Definity
- Definity LCD film recorder on show at IBC 2008.
- Manufacturer: CCG GmbH
- Type: LCD digital film recorder

= Definity (film recorder) =

Definity is a digital film recorder produced by CCG Digital Image Technology, designed for motion pictures. It succeeded Agfa-Gevaert's film recorder division and was launched in Las Vegas at NAB in 2004.

== Overview ==
Definity uses a monochrome high resolution LCD panel to record digital sequences onto motion picture film, rather than the analog technologies previously used. Prior to Definity's release, LCD technology was thought to be unsuitable for film recording due to its limitations in bit depth, temporary image retention (TIR), and less saturated colors.
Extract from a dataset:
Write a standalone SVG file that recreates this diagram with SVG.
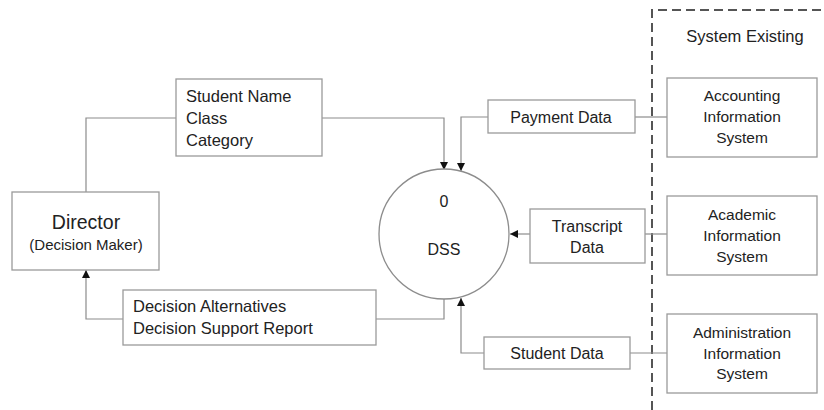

Definity's imaging unit uses the sub-pixel structure of the LCD to record anamorphic "CinemaScope" material without sacrificing horizontal image information. By using its anamorphic pixels (with an aspect ratio of 3:1) instead of the standard square pixels, flat widescreen material with an aspect ratio of 2.36:1 can be horizontally compressed on the LCD, resulting in a 1.18:1 image that can be transferred onto film without sacrificing image information.

In 2010, CCG Digital Image Technology incorporated a full LED system to increase contrast and density range by using 4320 RGB, which improved speed and contrast ratio.